Als de beide assen exact het zelfde toerental draaien is het zo mogelijk de omtrek van het gereedschapwiel in het werkstuk ‘af te drukken’. Op deze manier werden (en worden mischien nog steeds) dus schroefdraden gefreesd. Omdat ieder freeskantje een eigen snijspoor had waren deze schroefdraden vaak wat minder fraai om te zien.

Maar als het gereedschap wiel voldoende groter is, zal de afbeelding ietsjes op een platte kant lijken. Als de platte kant maar kort genoeg is zal de afwijking minimaal zijn.

Tot zover is het vrij simpel.

De wiskunde som die ik niet na kan doen toont aan dat de geslagen platte kant ‘platter’ wordt als het gereedschap twee keer zo hard draait als het werkstuk. Dat moet u dan maar van mij geloven.

Met één slagbeiteltje op het wiel maak je dan dus twee platte kanten, en met twee vier, met drie zes enzovoorts. En dat met een toerental en voeding die de voor draaien gebruikelijke waarden benaderen. Dat gaat echt vele malen sneller dan voor ieder vlak stoppen en plat frezen.

Bij de curven gestuurde draaiautomaten werden de gereedschappen middels tandwielen en/of tandriempjes uit de hoofdspil aangedreven, en was de synchronisatie exact.
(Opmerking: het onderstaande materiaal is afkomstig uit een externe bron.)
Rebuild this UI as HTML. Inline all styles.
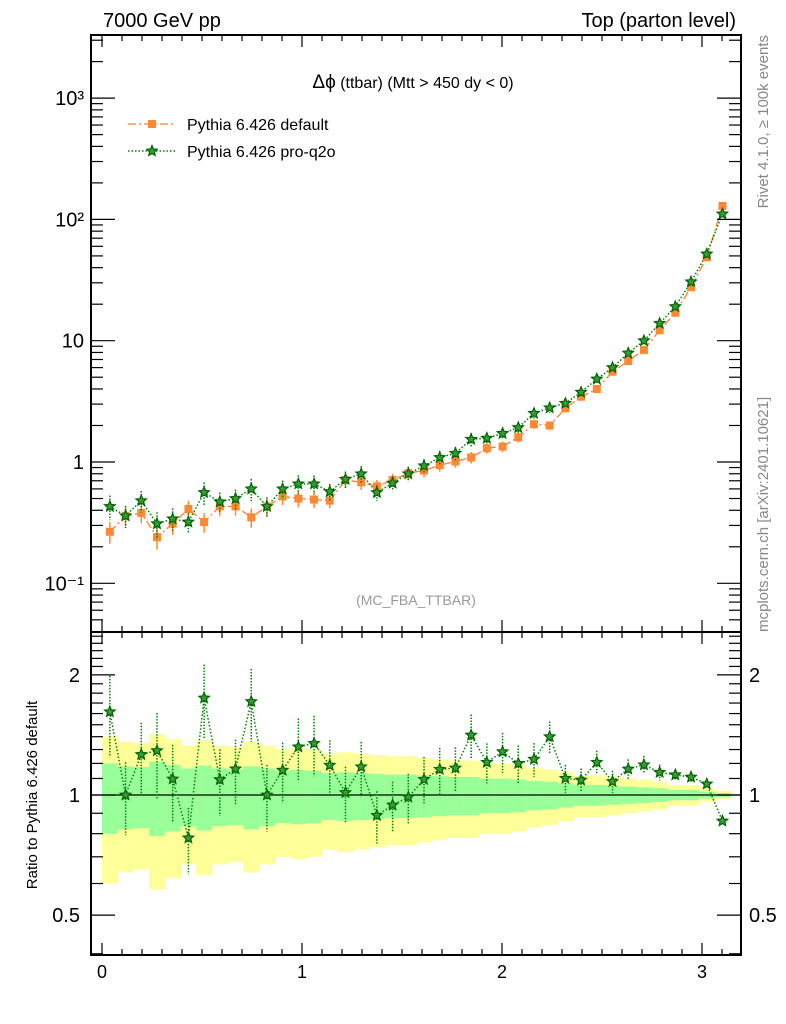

Tegenwoordig zorgt de CNC sturing voor de toerental verhouding, en is het ook mogelijk om met twee slagbeiteltjes 6 kant of 8 kant te maken.

Het procédé vraagt wel volkomen spelingvrije koppeling tussen de twee draaiende spillen, en in de meeste gevallen is de inzet beperkt tot makkelijke snijdbare materialen, zoals messing en aluminium. In staal zal meestal de gereedschapslijtage erg groot worden, door het stoterige van deze manier van verspanen.